Now that your change data capture is running, you can:

  • Use the monitoring page to see how many changes (insert, update, or delete) were read and written, along with other diagnostic information.

    Screenshot of the monitoring page of a selected change data capture.

    Screenshot of the monitoring page of a selected change data capture with a detailed view.

  • Validate that the change data arrived in Delta Lake stored in Azure Data Lake Storage Gen2, in Delta format.

    Screenshot of a target Delta folder.

  • Validate the schema of the change data that arrived.

    Screenshot of a Delta file.

Make dynamic schema-level changes to the source tables

  1. Add a new PersonalEmail column to the source table by using an ALTER TABLE T-SQL statement, as shown in the following example.

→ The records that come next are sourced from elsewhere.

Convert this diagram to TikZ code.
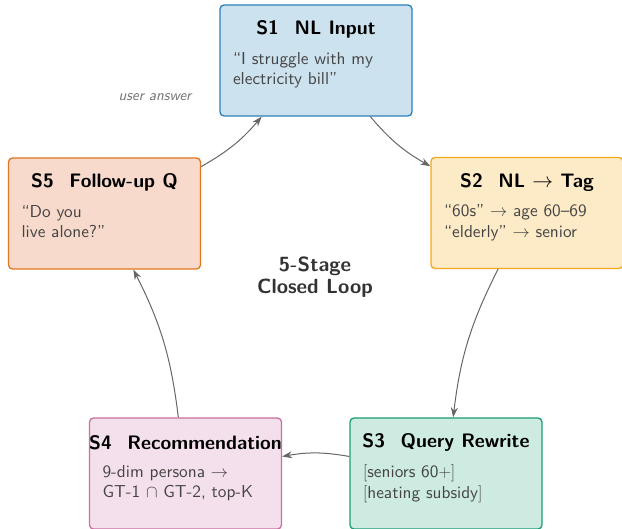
\documentclass[tikz,border=0pt]{standalone}
\usepackage{fontspec}
\setsansfont{lmsans10-regular.otf}[BoldFont=lmsans10-bold.otf,
  ItalicFont=lmsans10-oblique.otf, BoldItalicFont=lmsans10-boldoblique.otf]
\usetikzlibrary{arrows.meta}
\definecolor{sonefill}{HTML}{CDE2EF}
\definecolor{soneline}{HTML}{2C7FB8}
\definecolor{stwofill}{HTML}{FDEBC8}
\definecolor{stwoline}{HTML}{F0A81C}
\definecolor{sthreefill}{HTML}{CDEBE0}
\definecolor{sthreeline}{HTML}{1B9E77}
\definecolor{sfourfill}{HTML}{F4E0EC}
\definecolor{sfourline}{HTML}{CC6FA3}
\definecolor{sfivefill}{HTML}{F7DACB}
\definecolor{sfiveline}{HTML}{E0761F}
\definecolor{bodygray}{HTML}{444444}
\definecolor{arrowgray}{HTML}{666666}
\begin{document}
\begin{tikzpicture}[x=1pt, y=1pt,
    stagebox/.style={draw, rounded corners=4pt, line width=1.3pt,
      minimum width=192pt, minimum height=111pt, inner sep=0pt},
    stagetitle/.style={font=\sffamily\bfseries\fontsize{19.5}{22}\selectfont},
    stagebody/.style={font=\sffamily\fontsize{17.3}{20.5}\selectfont,
      text=bodygray, align=left, anchor=north west, inner sep=0pt},
    flow/.style={-{Stealth[length=10pt,width=7pt]}, draw=arrowgray, line width=1pt}]
      \useasboundingbox (0, 0) rectangle (622, 529);

      \node[stagebox, fill=sonefill, draw=soneline] (s1) at(316, 468.5){};
        \node[stagetitle] (s1title) at([yshift=-25.5]s1.north){S1\hspace{0.8em}NL Input};
        \node[stagebody] (s1body) at([xshift=13.5, yshift=-47.5]s1.north west){“I struggle with my\\electricity bill”};

      \node[stagebox, fill=stwofill, draw=stwoline] (s2) at(527, 316){};
        \node[stagetitle] (s2title) at([yshift=-25.5]s2.north){S2\hspace{0.8em}NL $\rightarrow$ Tag};
        \node[stagebody] (s2body) at([xshift=13.5, yshift=-47.5]s2.north west){“60s” $\rightarrow$ age 60–69\\“elderly” $\rightarrow$ senior};

      \node[stagebox, fill=sthreefill, draw=sthreeline] (s3) at(446, 55.5){};
        \node[stagetitle] (s3title) at([yshift=-25.5]s3.north){S3\hspace{0.8em}Query Rewrite};
        \node[stagebody] (s3body) at([xshift=13.5, yshift=-47.5]s3.north west){$[$seniors 60$+]$\\$[$heating subsidy$]$};

      \node[stagebox, fill=sfourfill, draw=sfourline] (s4) at(185.5, 55.5){};
        \node[stagetitle] (s4title) at([yshift=-25.5]s4.north){S4\hspace{0.8em}Recommendation};
        \node[stagebody] (s4body) at([xshift=13.5, yshift=-47.5]s4.north west){9-dim persona $\rightarrow$\\GT-1 $\cap$ GT-2, top-K};

      \node[stagebox, fill=sfivefill, draw=sfiveline] (s5) at(104.5, 315.5){};
        \node[stagetitle] (s5title) at([yshift=-25.5]s5.north){S5\hspace{0.8em}Follow-up Q};
        \node[stagebody] (s5body) at([xshift=13.5, yshift=-47.5]s5.north west){“Do you\\live alone?”};

      \node[font=\sffamily\bfseries\fontsize{20.5}{22}\selectfont, text=black!80, align=center] (loop) at(315, 252){5-Stage\\Closed Loop};
      \node[font=\sffamily\itshape\fontsize{15}{17}\selectfont, text=black!55] (answer) at(155, 432){user answer};

      \draw[flow] (s1) to[bend right=10] (s2);
      \draw[flow] (s2) to[bend right=10] (s3);
      \draw[flow] (s3) to[bend right=10] (s4);
      \draw[flow] (s4) to[bend right=10] (s5);
      \draw[flow] (s5) to[bend right=10] (s1);

    \end{tikzpicture}
\end{document}
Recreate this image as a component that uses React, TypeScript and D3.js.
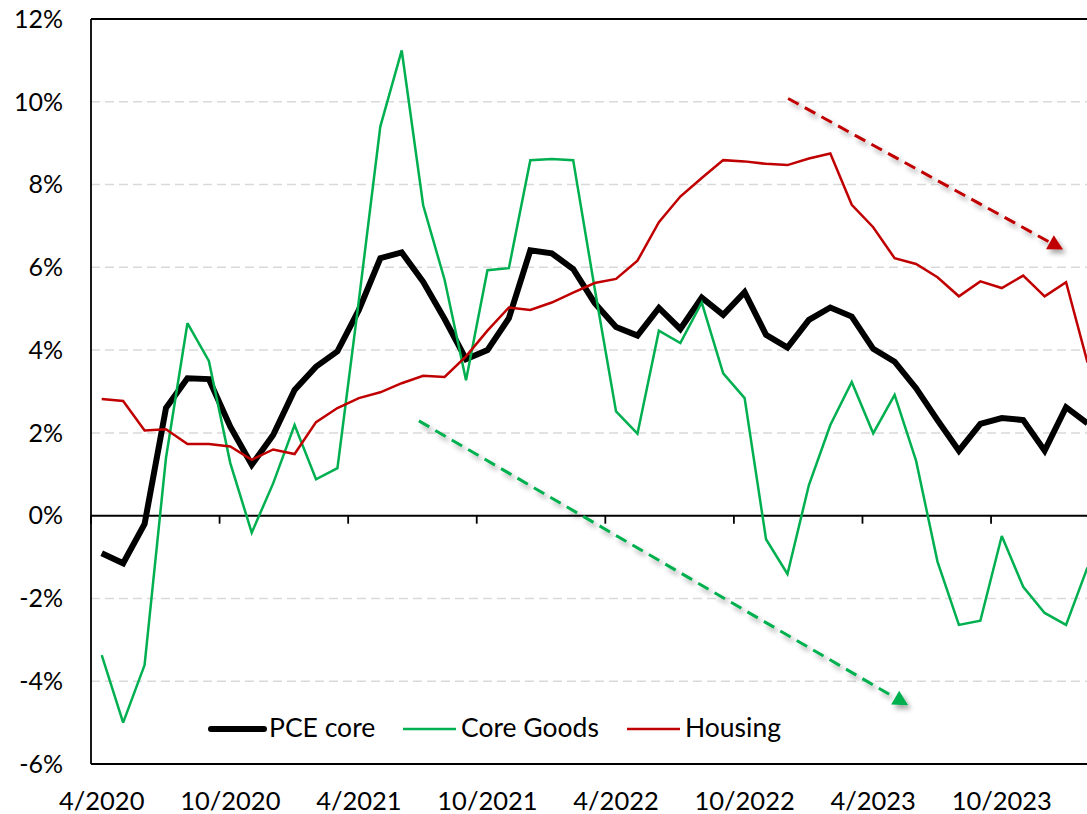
import React, { useEffect, useRef } from "react";
import * as d3 from "d3";

// monthly categories, 4/2020 .. 2/2024
const months = [
  "4/2020", "5/2020", "6/2020", "7/2020", "8/2020", "9/2020", "10/2020", "11/2020", "12/2020",
  "1/2021", "2/2021", "3/2021", "4/2021", "5/2021", "6/2021", "7/2021", "8/2021", "9/2021",
  "10/2021", "11/2021", "12/2021", "1/2022", "2/2022", "3/2022", "4/2022", "5/2022", "6/2022",
  "7/2022", "8/2022", "9/2022", "10/2022", "11/2022", "12/2022", "1/2023", "2/2023", "3/2023",
  "4/2023", "5/2023", "6/2023", "7/2023", "8/2023", "9/2023", "10/2023", "11/2023", "12/2023",
  "1/2024", "2/2024",
];

const pceCore = [
  -0.91, -1.15, -0.2, 2.6, 3.32, 3.3, 2.15, 1.23, 1.95, 3.04, 3.6, 3.97, 4.97, 6.22, 6.36, 5.65,
  4.75, 3.78, 4.0, 4.77, 6.41, 6.34, 5.96, 5.14, 4.56, 4.35, 5.02, 4.51, 5.27, 4.85, 5.4, 4.37,
  4.06, 4.73, 5.03, 4.81, 4.03, 3.72, 3.08, 2.31, 1.57, 2.22, 2.36, 2.31, 1.57, 2.62, 2.23,
];

const coreGoods = [
  -3.37, -5.0, -3.61, 1.4, 4.65, 3.74, 1.27, -0.41, 0.78, 2.19, 0.88, 1.15, 5.2, 9.4, 11.24, 7.5,
  5.7, 3.27, 5.93, 5.98, 8.59, 8.62, 8.59, 5.5, 2.52, 1.98, 4.47, 4.17, 5.15, 3.44, 2.84, -0.57,
  -1.41, 0.74, 2.19, 3.23, 1.99, 2.92, 1.33, -1.11, -2.64, -2.54, -0.49, -1.72, -2.35, -2.64, -1.25,
];

const housing = [
  2.82, 2.77, 2.06, 2.09, 1.73, 1.73, 1.67, 1.35, 1.6, 1.49, 2.26, 2.6, 2.84, 2.98, 3.2, 3.38,
  3.35, 3.85, 4.47, 5.03, 4.97, 5.15, 5.39, 5.62, 5.72, 6.16, 7.09, 7.71, 8.16, 8.59, 8.56, 8.5,
  8.47, 8.63, 8.75, 7.51, 6.97, 6.22, 6.08, 5.76, 5.3, 5.66, 5.5, 5.8, 5.3, 5.64, 3.7,
];

const yTicks = [-6, -4, -2, 0, 2, 4, 6, 8, 10, 12];

// trend arrows: [month index, value]
const housingTrend = [[32.03, 10.08], [44.86, 6.43]];
const goodsTrend = [[14.8, 2.29], [37.63, -4.58]];

const series = [
  { name: "PCE core", values: pceCore, color: "#000000", width: 6 },
  { name: "Core Goods", values: coreGoods, color: "#00B050", width: 2.5 },
  { name: "Housing", values: housing, color: "#C00000", width: 2.5 },
];

const FONT = "Lato, 'Open Sans', sans-serif";

export default function App() {
  const ref = useRef<SVGSVGElement>(null);

  useEffect(() => {
    const svg = d3.select(ref.current);
    svg.selectAll("*").remove();

    const left = 91, top = 19, bottom = 764;
    const step = 21.43;
    const n = months.length;

    const x = d3.scaleLinear().domain([-0.5, n - 0.5]).range([left, left + step * n]);
    const y = d3.scaleLinear().domain([-6, 12]).range([bottom, top]);

    const defs = svg.append("defs");
    const f = defs.append("filter").attr("id", "shadow").attr("x", "-20%").attr("y", "-20%")
      .attr("width", "140%").attr("height", "140%");
    f.append("feDropShadow").attr("dx", 3).attr("dy", 4).attr("stdDeviation", 2.5)
      .attr("flood-color", "#000").attr("flood-opacity", 0.35);

    // gridlines
    svg.append("g").selectAll("line")
      .data(yTicks.filter(d => d !== 0 && d !== -6 && d !== 12))
      .enter().append("line")
      .attr("x1", left).attr("x2", 1087)
      .attr("y1", d => y(d)).attr("y2", d => y(d))
      .attr("stroke", "#d9d9d9").attr("stroke-width", 1.5).attr("stroke-dasharray", "9,5");

    // frame
    svg.append("line").attr("x1", left).attr("x2", 1087).attr("y1", y(12)).attr("y2", y(12))
      .attr("stroke", "#000").attr("stroke-width", 1.8);
    svg.append("line").attr("x1", left).attr("x2", 1087).attr("y1", y(-6)).attr("y2", y(-6))
      .attr("stroke", "#000").attr("stroke-width", 1.8);
    svg.append("line").attr("x1", left).attr("x2", left).attr("y1", y(12)).attr("y2", y(-6))
      .attr("stroke", "#000").attr("stroke-width", 1.8);

    // zero axis with ticks between categories
    svg.append("line").attr("x1", left).attr("x2", 1087).attr("y1", y(0)).attr("y2", y(0))
      .attr("stroke", "#000").attr("stroke-width", 2);
    const tickIdx = d3.range(-0.5, n, 6);
    svg.append("g").selectAll("line").data(tickIdx).enter().append("line")
      .attr("x1", d => x(d)).attr("x2", d => x(d))
      .attr("y1", y(0)).attr("y2", y(0) + 8)
      .attr("stroke", "#000").attr("stroke-width", 1.8);

    // y labels
    svg.append("g").selectAll("text").data(yTicks).enter().append("text")
      .attr("x", 63).attr("y", d => y(d)).attr("dy", "0.35em")
      .attr("text-anchor", "end").attr("font-family", FONT).attr("font-size", 25)
      .attr("fill", "#000").text(d => d + "%");

    // x labels
    svg.append("g").selectAll("text")
      .data(months.map((m, i) => ({ m, i })).filter(d => d.i % 6 === 0))
      .enter().append("text")
      .attr("x", d => x(d.i)).attr("y", 810)
      .attr("text-anchor", "middle").attr("font-family", FONT).attr("font-size", 25.5)
      .attr("fill", "#000").text(d => d.m);

    // series
    const line = d3.line<number>().x((_, i) => x(i)).y(d => y(d));
    series.forEach(s => {
      svg.append("path").datum(s.values)
        .attr("d", line)
        .attr("fill", "none").attr("stroke", s.color).attr("stroke-width", s.width)
        .attr("stroke-linejoin", "miter").attr("stroke-miterlimit", 3);
    });

    // trend arrows
    const arrow = (pts: number[][], color: string) => {
      const [x0, y0] = [x(pts[0][0]), y(pts[0][1])];
      const [x1, y1] = [x(pts[1][0]), y(pts[1][1])];
      const len = Math.hypot(x1 - x0, y1 - y0);
      const ux = (x1 - x0) / len, uy = (y1 - y0) / len;
      const hl = 15, hw = 8;
      const bx = x1 - ux * hl, by = y1 - uy * hl;
      const g = svg.append("g").attr("filter", "url(#shadow)");
      g.append("line").attr("x1", x0).attr("y1", y0).attr("x2", bx).attr("y2", by)
        .attr("stroke", color).attr("stroke-width", 3).attr("stroke-dasharray", "12,7");
      g.append("polygon")
        .attr("points", [
          [x1, y1],
          [bx - uy * hw, by + ux * hw],
          [bx + uy * hw, by - ux * hw],
        ].map(p => p.join(",")).join(" "))
        .attr("fill", color);
    };
    arrow(housingTrend, "#C00000");
    arrow(goodsTrend, "#00B050");

    // legend
    const legendX = [211, 403, 627];
    const ly = 729;
    series.forEach((s, k) => {
      svg.append("line").attr("x1", legendX[k]).attr("x2", legendX[k] + 53)
        .attr("y1", ly).attr("y2", ly)
        .attr("stroke", s.color).attr("stroke-width", s.width).attr("stroke-linecap", k === 0 ? "round" : "butt");
      svg.append("text").attr("x", legendX[k] + 58).attr("y", 737)
        .attr("font-family", FONT).attr("font-size", 26.5).attr("fill", "#000").text(s.name);
    });
  }, []);

  return (
    <svg ref={ref} width={1087} height={814}
      style={{ position: "absolute", left: 0, top: 0, background: "#fff" }} />
  );
}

    Screenshot of the ALTER command in Azure Data Studio.

  2. Validate that the new PersonalEmail column appears in the existing table.

    Screenshot of a new table design with a column added for personal email.

Validate schema changes at the Delta sink

Confirm that the new column PersonalEmail appears in the Delta sink. You now know that change data with schema changes arrived at the target.

Screenshot of a Delta file with a schema change.